After months of intensive behind the scenes lobbying by the British government, the Burmese government has finally signed the 'Declaration of Commitment to End Sexual Violence in Conflict'. On the face of it this is very good news, and a diplomatic success for the British government. However, based on past experience of a string of broken promises by the Burmese government, there is also good reason to be cautious. The signing of the declaration needs to eb followed by an immediate action plan for implementation to ensure real progress to end rape and sexual violence in Burma. Otherwise, it will join the long list of previous broken promises.
The timing of the signing, on the eve of the global summit on sexual violence in conflict being held in London next week, is clearly designed to maximize positive publicity for the Burmese government. A delegation of women from Burma is attending the summit to highlight the ongoing use of sexual violence by the Burmese Army. They are from women's civil society organisations, which work with women in grass roots organisations, especially in conflict zones, documenting abuses and proving assistance. Earlier this year they published a report, 'Same Impunity, Same Patterns' which highlighted how rape and sexual violence by the Burmese Army has continued unabated since President Thein Sein began his 'reform' process.
There are legitimate reasons for women in Burma to be cautious. Under President Thein Sein, Burma has gained a reputation for making promises of reform, garnering international praise for doing so, and then not delivering on its promises. Recent examples of broken promises include the failure to release all political prisoners by the end of 2013, , not delivering on the promise of allowing the opening of a UN human rights office, not stopping hate speech, and not ending the recruitment and use of child soldiers.
There is no single step that will end sexual violence by the Burmese Army, but one of the single most effective steps would be to end impunity. If soldiers or those who command soldiers know they will go to jail if they commit rape, that would be an effective initial deterrent. Suspected perpetrators of sexual violence should receive a fair trial, in line with international standards, and be sentenced.
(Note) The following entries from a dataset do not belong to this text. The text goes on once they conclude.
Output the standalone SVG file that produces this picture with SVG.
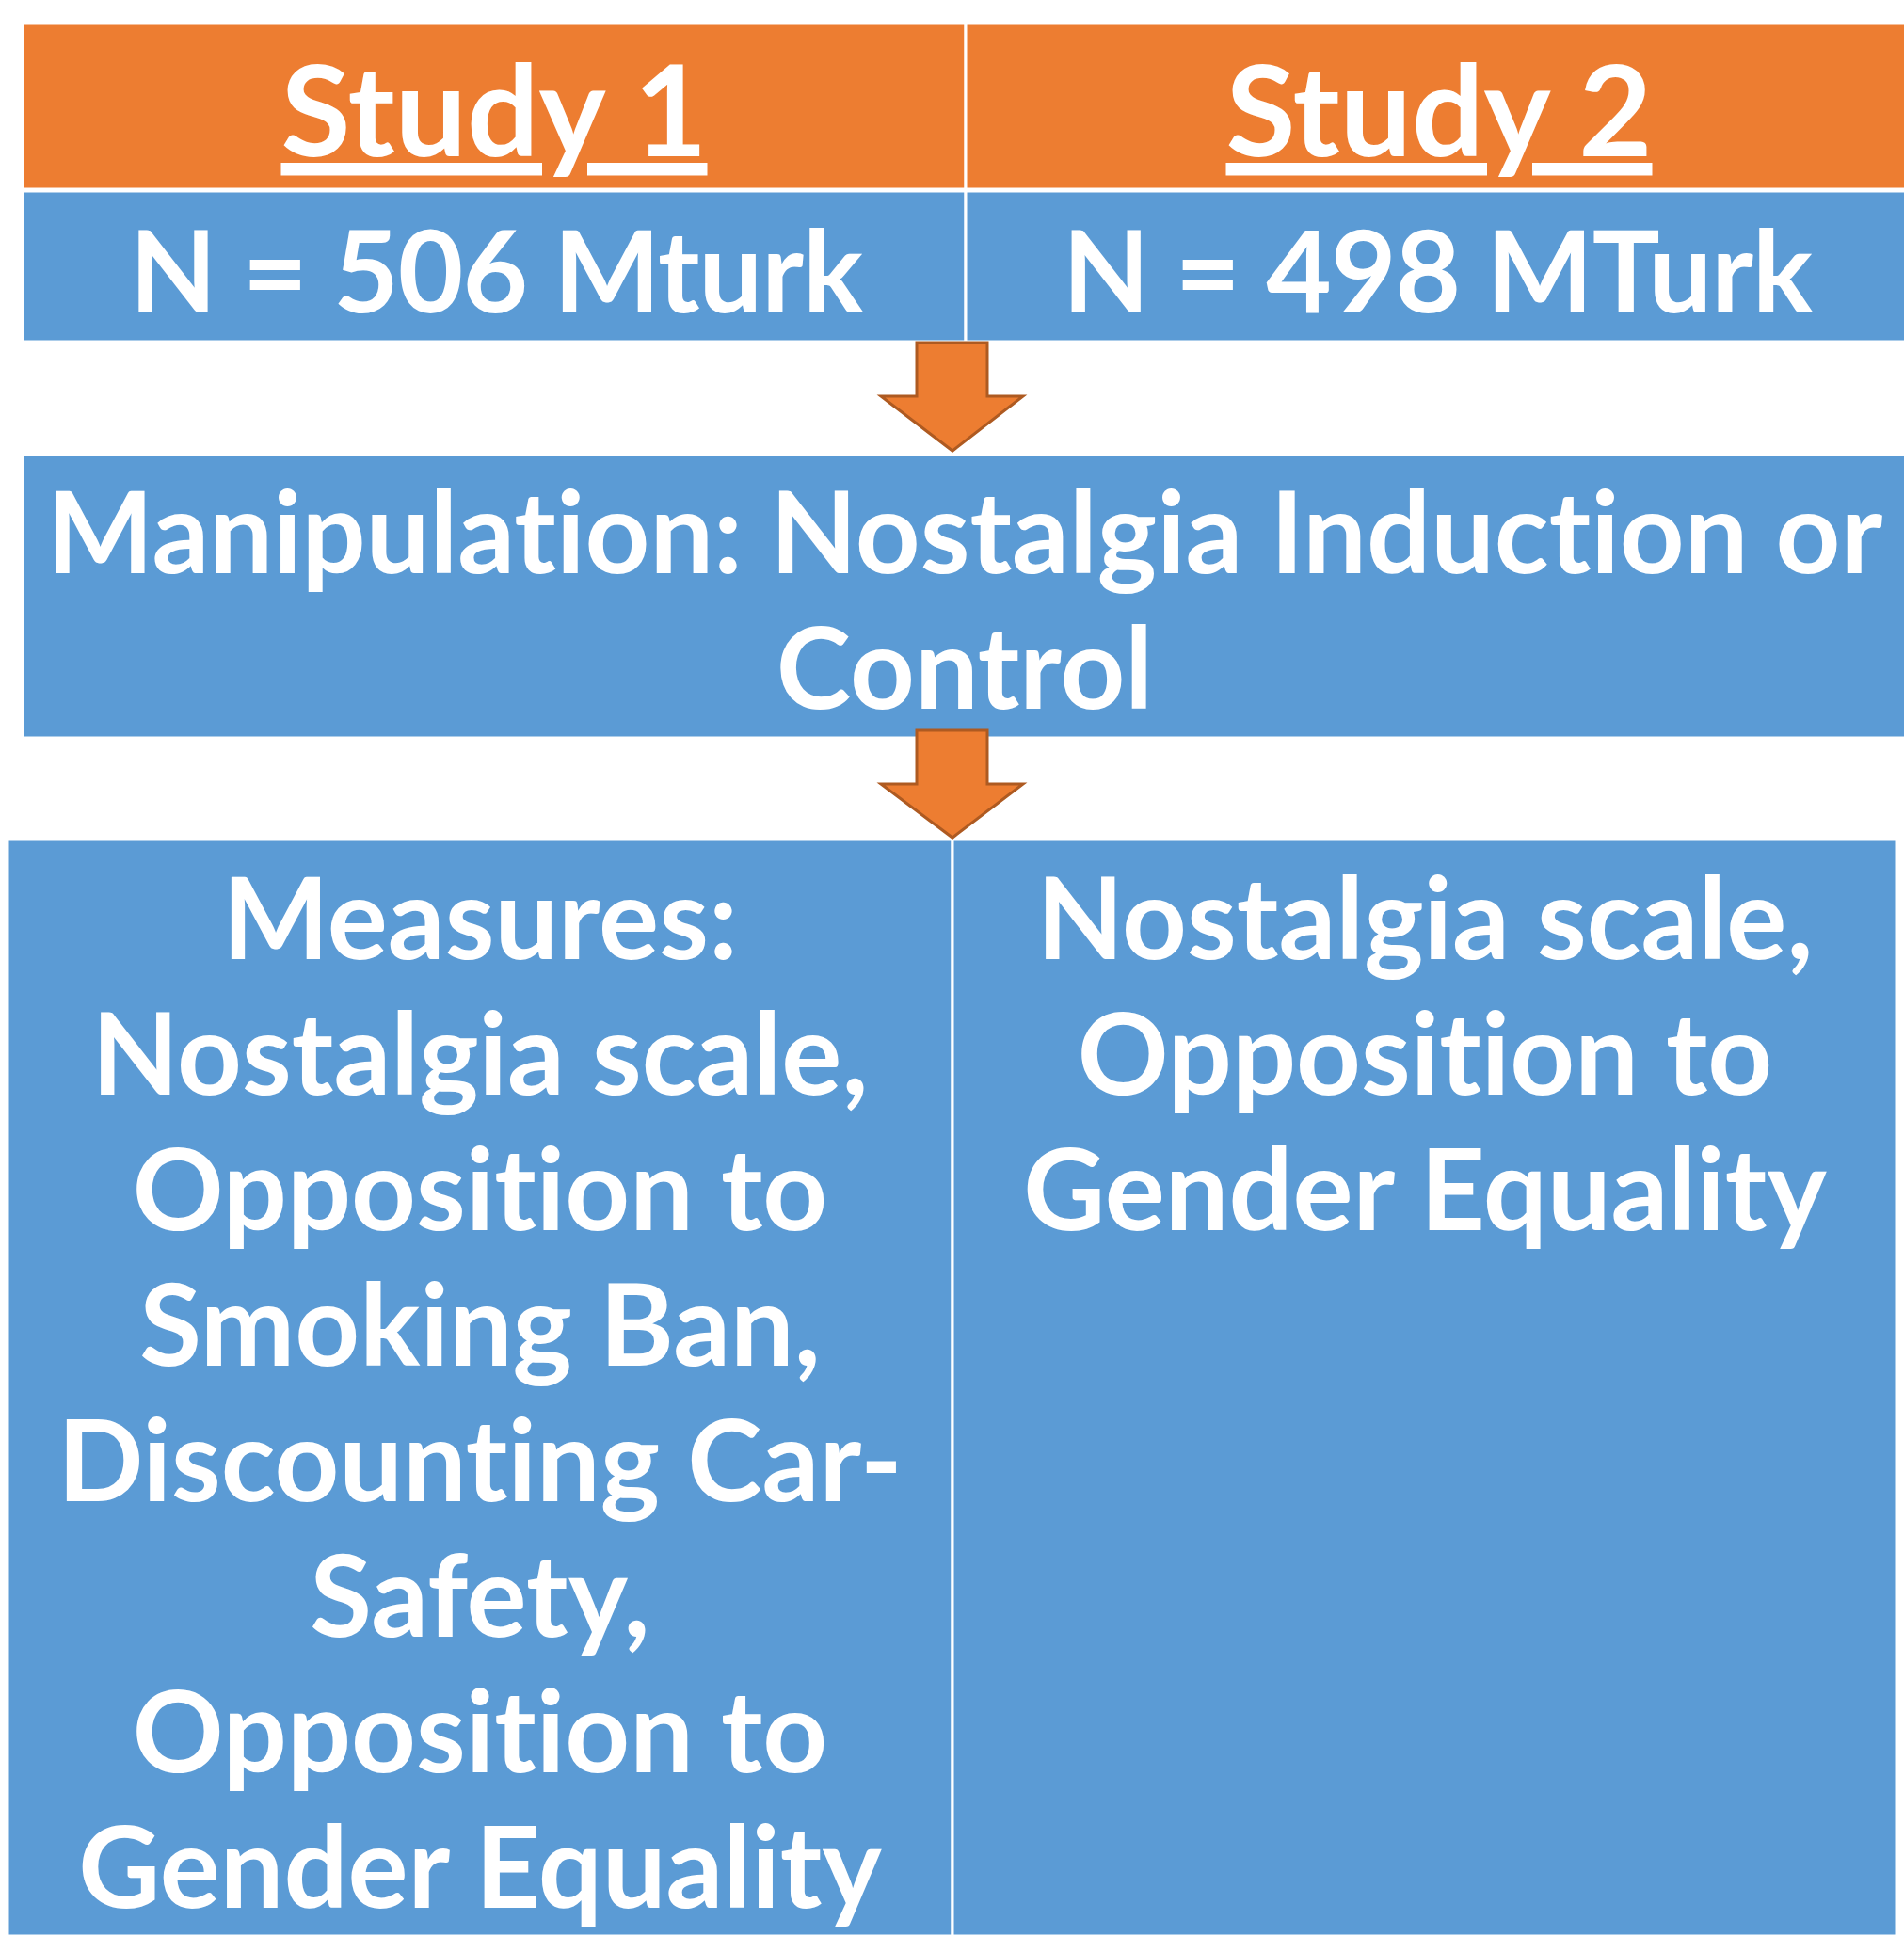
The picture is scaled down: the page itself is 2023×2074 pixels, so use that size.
<svg xmlns="http://www.w3.org/2000/svg" width="2023" height="2074" viewBox="0 0 2023 2074">
<style>
.orange{fill:#ED7D31;stroke:#FFFFFF;stroke-width:3}
.blue{fill:#5B9BD5;stroke:#FFFFFF;stroke-width:3}
.arrow{fill:#ED7D31;stroke:#AE5A21;stroke-width:3;stroke-linejoin:miter}
text{font-family:Lato,"Liberation Sans",sans-serif;font-weight:bold;fill:#FFFFFF;text-anchor:middle;font-variant-ligatures:none;font-feature-settings:"liga" 0,"clig" 0}
.t137{font-size:135px}
.t120{font-size:120px}
.tight{letter-spacing:-1px}
</style>
<rect width="2023" height="2074" fill="#FFFFFF"/>
<g id="study1-header">
<rect class="orange" x="24" y="25" width="1002" height="176"/>
<text class="t137" x="525" y="166" text-decoration="underline">Study 1</text>
</g>
<g id="study2-header">
<rect class="orange" x="1026" y="25" width="1000" height="176"/>
<text class="t137" x="1529" y="166" text-decoration="underline">Study 2</text>
</g>
<g id="study1-n">
<rect class="blue" x="24" y="203" width="1002" height="160"/>
<text class="t120 tight" x="527" y="332">N = 506 Mturk</text>
</g>
<g id="study2-n">
<rect class="blue" x="1026" y="203" width="1000" height="160"/>
<text class="t120 tight" x="1527" y="332">N = 498 MTurk</text>
</g>
<g id="manipulation">
<rect class="blue" x="24" y="483" width="2002" height="301"/>
<text class="t120" x="1025" y="609">Manipulation: Nostalgia Induction or</text>
<text class="t120" x="1025" y="753">Control</text>
</g>
<g id="measures-study1">
<rect class="blue" x="8" y="892" width="1004" height="1165"/>
<text class="t120" x="510" y="1019">Measures:</text>
<text class="t120" x="510" y="1163">Nostalgia scale,</text>
<text class="t120" x="510" y="1307">Opposition to</text>
<text class="t120" x="510" y="1451">Smoking Ban,</text>
<text class="t120" x="510" y="1595">Discounting Car-</text>
<text class="t120" x="510" y="1739">Safety,</text>
<text class="t120" x="510" y="1883">Opposition to</text>
<text class="t120" x="510" y="2027">Gender Equality</text>
</g>
<g id="measures-study2">
<rect class="blue" x="1012" y="892" width="1003" height="1165"/>
<text class="t120" x="1514" y="1019">Nostalgia scale,</text>
<text class="t120" x="1514" y="1163">Opposition to</text>
<text class="t120" x="1514" y="1307">Gender Equality</text>
</g>
<g id="connectors">
<polygon class="arrow" points="974,364 1049,364 1049,421 1087,421 1012,479 936,421 974,421"/>
<polygon class="arrow" points="974,776 1049,776 1049,833 1087,833 1012,890 936,833 974,833"/>
</g>
</svg>
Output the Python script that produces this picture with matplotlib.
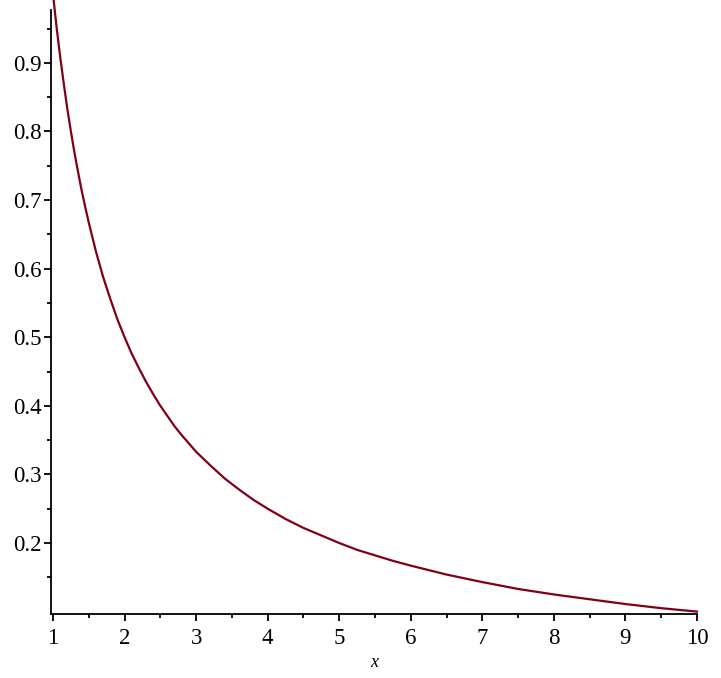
import numpy as np
import matplotlib.pyplot as plt
from matplotlib.ticker import MultipleLocator, FixedLocator

# values
xs = [1.0, 1.05, 1.1, 1.15, 1.2, 1.25, 1.3, 1.35, 1.4, 1.45, 1.5, 1.6, 1.7,
      1.8, 1.9, 2.0, 2.1, 2.2, 2.3, 2.4, 2.5, 2.6, 2.7, 2.8, 2.9, 3.0, 3.2,
      3.4, 3.6, 3.8, 4.0, 4.25, 4.5, 4.75, 5.0, 5.25, 5.5, 5.75, 6.0, 6.5,
      7.0, 7.5, 8.0, 8.5, 9.0, 9.5, 10.0]
ys = [1.0, 0.952, 0.909, 0.870, 0.833, 0.8, 0.769, 0.741, 0.714, 0.690, 0.667,
      0.625, 0.588, 0.556, 0.526, 0.5, 0.476, 0.455, 0.435, 0.417, 0.4, 0.385,
      0.370, 0.357, 0.345, 0.333, 0.313, 0.294, 0.278, 0.263, 0.25, 0.235,
      0.222, 0.211, 0.2, 0.190, 0.182, 0.174, 0.167, 0.154, 0.143, 0.133,
      0.125, 0.118, 0.111, 0.105, 0.1]
y_ticks = [0.2, 0.3, 0.4, 0.5, 0.6, 0.7, 0.8, 0.9]
y_labels = ['0.2', '0.3', '0.4', '0.5', '0.6', '0.7', '0.8', '0.9']

plt.rcParams['font.family'] = ['Liberation Serif', 'DejaVu Serif']

fig = plt.figure(figsize=(7.21, 6.78), dpi=100)
ax = fig.add_axes([51 / 721, 1 - 614 / 678, (697 - 51) / 721, (614 - 10) / 678])

ax.plot(xs, ys, color='#800018', lw=1.6, clip_on=False)

ax.set_xlim(0.972, 10)
ax.set_ylim(0.0965, 0.977)

for s in ['top', 'right']:
    ax.spines[s].set_visible(False)
for s in ['left', 'bottom']:
    ax.spines[s].set_linewidth(1.3)

ax.xaxis.set_major_locator(MultipleLocator(1))
ax.xaxis.set_minor_locator(MultipleLocator(0.5))
ax.set_yticks(y_ticks)
ax.set_yticklabels(y_labels)
ax.yaxis.set_minor_locator(FixedLocator(np.arange(0.15, 0.96, 0.1)))

ax.tick_params(which='major', length=5, width=1.3, labelsize=16.5)
ax.tick_params(axis='y', pad=2)
ax.tick_params(axis='x', pad=5)
ax.tick_params(which='minor', length=3, width=1.3)

ax.set_xlabel('x', fontstyle='italic', fontsize=13, labelpad=4)

fig.savefig('out.png', dpi=100)
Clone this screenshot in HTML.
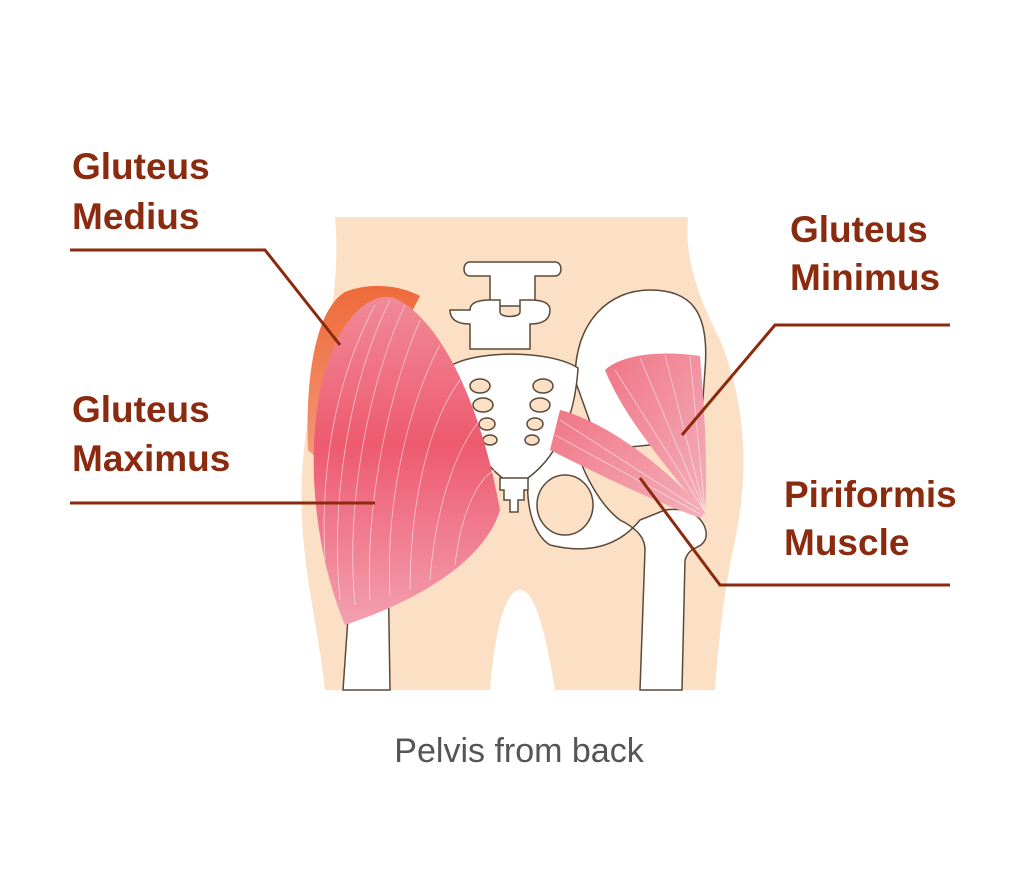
<!DOCTYPE html>
<html><head><meta charset="utf-8"><style>
html,body{margin:0;padding:0;background:#fff;}
svg{display:block}
.l{font-family:"Liberation Sans",sans-serif;font-weight:bold;font-size:37px;fill:#8a2a0e}
</style></head><body>
<svg width="1024" height="896" viewBox="0 0 1024 896" xmlns="http://www.w3.org/2000/svg">
<defs>
<linearGradient id="gm" x1="0" y1="0" x2="0" y2="1">
<stop offset="0" stop-color="#f08a98"/><stop offset="0.45" stop-color="#ee5a6e"/><stop offset="1" stop-color="#f2a0b0"/></linearGradient>
<linearGradient id="go" x1="0" y1="0" x2="0" y2="1">
<stop offset="0" stop-color="#ee6a3a"/><stop offset="1" stop-color="#f49a7a"/></linearGradient>
<linearGradient id="gp" x1="0" y1="0" x2="1" y2="1">
<stop offset="0" stop-color="#f07585"/><stop offset="1" stop-color="#f4b0bc"/></linearGradient>
</defs>
<path d="M335,217 L688,217 C684,260 700,300 720,340 C745,400 750,470 735,540 C722,600 718,650 715,690 L555,690 C545,630 535,590 520,590 C505,590 495,630 490,690 L325,690 C320,640 305,580 302,520 C298,430 320,370 330,320 C336,285 338,250 335,217 Z" fill="#fbe0c6"/>
<path d="M343,690 L352,560 L388,560 L390,690 Z" fill="#fff" stroke="#5a4a3a" stroke-width="1.5"/>
<path d="M575,380 C575,320 610,290 650,290 C690,290 710,310 705,370 L700,440 L600,450 Z" fill="#fff" stroke="#5a4a3a" stroke-width="1.5"/>
<path d="M540,440 C520,470 525,530 550,545 C590,555 620,545 640,520 L665,510 C700,505 710,530 705,540 C700,550 690,545 685,560 L682,690 L640,690 L645,550 C645,540 640,530 620,520 C600,505 580,470 575,440 Z" fill="#fff" stroke="#5a4a3a" stroke-width="1.5"/>
<ellipse cx="565" cy="505" rx="28" ry="30" fill="#fbe0c6" stroke="#5a4a3a" stroke-width="1.5"/>
<path d="M470,262 h85 c8,0 8,14 0,14 h-20 v30 h-45 v-30 h-20 c-8,0 -8,-14 0,-14z" fill="#fff" stroke="#5a4a3a" stroke-width="1.5"/>
<path d="M470,310 c0,-8 10,-10 20,-10 h10 v12 c0,6 20,6 20,0 v-12 h10 c10,0 20,2 20,10 c0,10 -8,14 -20,14 v25 h-60 v-25 c-12,0 -20,-4 -20,-14z" fill="#fff" stroke="#5a4a3a" stroke-width="1.5"/>
<path d="M452,365 C480,350 550,350 578,368 C575,420 555,460 525,480 L505,480 C478,460 455,420 452,365 Z" fill="#fff" stroke="#5a4a3a" stroke-width="1.5"/>
<path d="M500,478 h28 v12 h-4 v10 h-6 v12 h-8 v-12 h-6 v-10 h-4 z" fill="#fff" stroke="#5a4a3a" stroke-width="1.5"/>
<g fill="#fbe0c6" stroke="#5a4a3a" stroke-width="1.5">
<ellipse cx="480" cy="386" rx="10" ry="7"/><ellipse cx="543" cy="386" rx="10" ry="7"/>
<ellipse cx="483" cy="405" rx="10" ry="7"/><ellipse cx="540" cy="405" rx="10" ry="7"/>
<ellipse cx="487" cy="424" rx="8" ry="6"/><ellipse cx="535" cy="424" rx="8" ry="6"/>
<ellipse cx="490" cy="440" rx="7" ry="5"/><ellipse cx="532" cy="440" rx="7" ry="5"/>
</g>
<path d="M308,450 C305,380 315,310 345,292 C370,282 400,285 420,296 L330,470 Z" fill="url(#go)"/>
<path d="M345,625 C318,560 305,470 320,390 C335,320 370,290 395,298 C440,320 480,400 500,510 C485,560 420,600 345,625 Z" fill="url(#gm)"/>
<g stroke="#fff" stroke-width="0.8" fill="none" opacity="0.6">
<path d="M340,600 C330,500 350,380 390,300"/><path d="M355,605 C345,500 370,380 405,305"/>
<path d="M370,600 C365,500 390,390 420,320"/><path d="M390,595 C385,500 410,400 440,345"/>
<path d="M410,590 C410,500 430,420 460,380"/><path d="M430,580 C435,510 455,450 480,420"/>
<path d="M455,565 C460,520 475,480 495,470"/><path d="M325,560 C320,470 335,380 375,305"/>
</g>
<path d="M560,410 C600,420 660,460 705,512 L700,518 C650,500 590,470 550,450 Z" fill="url(#gp)"/>
<path d="M605,370 C620,355 660,350 700,356 C705,420 708,470 705,515 C670,470 625,420 605,370 Z" fill="url(#gp)"/>
<g stroke="#fff" stroke-width="0.8" fill="none" opacity="0.6">
<path d="M615,370 L705,512"/><path d="M640,358 L705,512"/><path d="M665,355 L705,512"/><path d="M690,356 L705,512"/>
<path d="M560,420 L700,510"/><path d="M555,435 L700,514"/>
</g>
<g stroke="#8a2a0e" stroke-width="3" fill="none">
<polyline points="70,250 265,250 340,345"/>
<polyline points="70,503 375,503"/>
<polyline points="950,325 775,325 682,435"/>
<polyline points="950,585 720,585 640,478"/>
</g>
<text class="l" x="72" y="179">Gluteus</text>
<text class="l" x="72" y="229">Medius</text>
<text class="l" x="72" y="422">Gluteus</text>
<text class="l" x="72" y="471">Maximus</text>
<text class="l" x="790" y="242">Gluteus</text>
<text class="l" x="790" y="290">Minimus</text>
<text class="l" x="784" y="507">Piriformis</text>
<text class="l" x="784" y="555">Muscle</text>
<text x="519" y="762" text-anchor="middle" font-family="Liberation Sans,sans-serif" font-size="34" fill="#555">Pelvis from back</text>
</svg>
</body></html>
If the Burmese government is serious about ending sexual violence in conflict, it should set a timeline for the implementation of practical steps, including ending impunity and holding perpetrators of sexual violence to account; supporting an independent investigation involving international expertise; amending the 2008 Constitution that condones sexual violence by guaranteeing impunity for past sexual crimes; ensuring full women's participation in peace negotiations as well as in political, social and economic development; repealing repressive laws against women, including making rape in marriage illegal; and allowing international support for civil society organisations, including women's organisations such as the Women's League of Burma, for their work in documenting cases of rape and providing support for victims of sexual violence.
There is no doubt that domestic and international pressure led to the Burmese government signing the declaration. Over the past 3 years, with numerous cases of rape and sexual violence by the Burmese Army since Thein Sein became President, there has been growing international attention on this issue.
Earlier this year, for the first time, the United Nations Secretary General Ban Ki-moon called on the government of Burma to fully investigate crimes of sexual violence, and work with the United Nations to protect and assist survivors. The British government has also discussed the sexual violence issue with the Burmese government on several occasions. There have also been numerous resolutions from the UN General Assembly and Human Rights Council, and reports from the Special Rapporteur on the situation of human rights in Myanmar/Burma.
Foreign Secretary William Hague deserves a lot of credit for helping to persuade the Burmese government to sign this declaration, but he should remember Thein Sein's broken promise on releasing all political prisoners by the end of last year, and keep up the pressure to make sure he keeps his word this time. Just because Burma signed the international declaration on sexual violence, it doesn't mean they will do anything about it. This is just a first step on a very long road. There is also still an urgent need for an international investigation into rape and sexual violence, to ensure an end to impunity and justice for women. Pressure must be maintained.